Learn how to tie the Parachute Adams Fly, including step-by-step instructions, a video tutorial, pictures, and much more. Improve your fly tying skills here.

Floating in the film with a buggy profile from below, the Parachute Adams is a must-have. A spin on Leonard Halladay’s classic Adams Dry Fly, the Parachute Adams is a super effective parachute pattern whether you’re fishing a tiny blue line or a large river. An excellent choice for searching water or when looking to match a grey mayfly like the slate drake, the Adams Parachute is as versatile as they come.


Step One

Begin the pattern by running the thread along the base.

Step Two

After the thread base is established, we will dive straight into the tail section. The Parachute Adams' tail consists of grizzly and brown hackle fibers. Be sure to work the two feathers between your fingers, so they blend in nicely. Next, tie them near the shank's bend and run the thread up 70-percent of the shank's length.

Step Three

The Parachute Adams wing consists of white calf tail fiber. Place a small portion of the material in the hair stacker, then clip the tip ends. Tie the calf tail where you previously left off. Make a few wraps right below the wing, followed by several in front of it. Before moving on to the next section, clip off the rearward-facing material.

Step Four

Once the wing points upward, make several X wraps around the material and the shank, slowly working the thread up the wing. It helps to hold the tip of the fibers by the fingers of your non-dominant hand while wrapping with your dominant hand. Be sure the thread covers 20 percent of the wing.

Step Five

Apply a pinch of the Superfine Dry Fly Dubbing to the thread. Remember, start by working with a small amount at first. You can always apply more if needed. Wind the thread from the shank's rear to below the wing. When the thread hits near the wing, make several thick wraps to help give the mayfly a more pronounced thorax.

Step Six

Place the brown and grizzly saddle together with the stems facing upward. Tie the saddle on top of the shank, right in front of the wing.
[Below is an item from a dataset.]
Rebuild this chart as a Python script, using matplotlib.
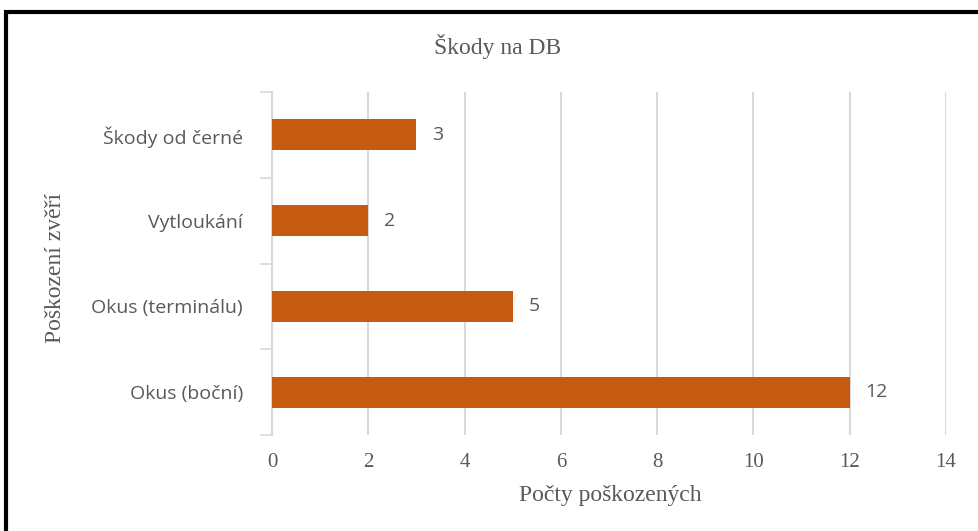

Clip the outward-facing material.

Step Seven

Apply another small pinch of dubbing and make a few wraps at the thorax.

Step Eight

Going back to the hackle, make several overlapping wraps around the wing. Next, gently pull the wing rearward, then secure a half-hitch in front of it.

Step Nine

Finish the pattern by clipping off the excess feather then hitting a whip finish. The Parachute Adams is ready to hit the water!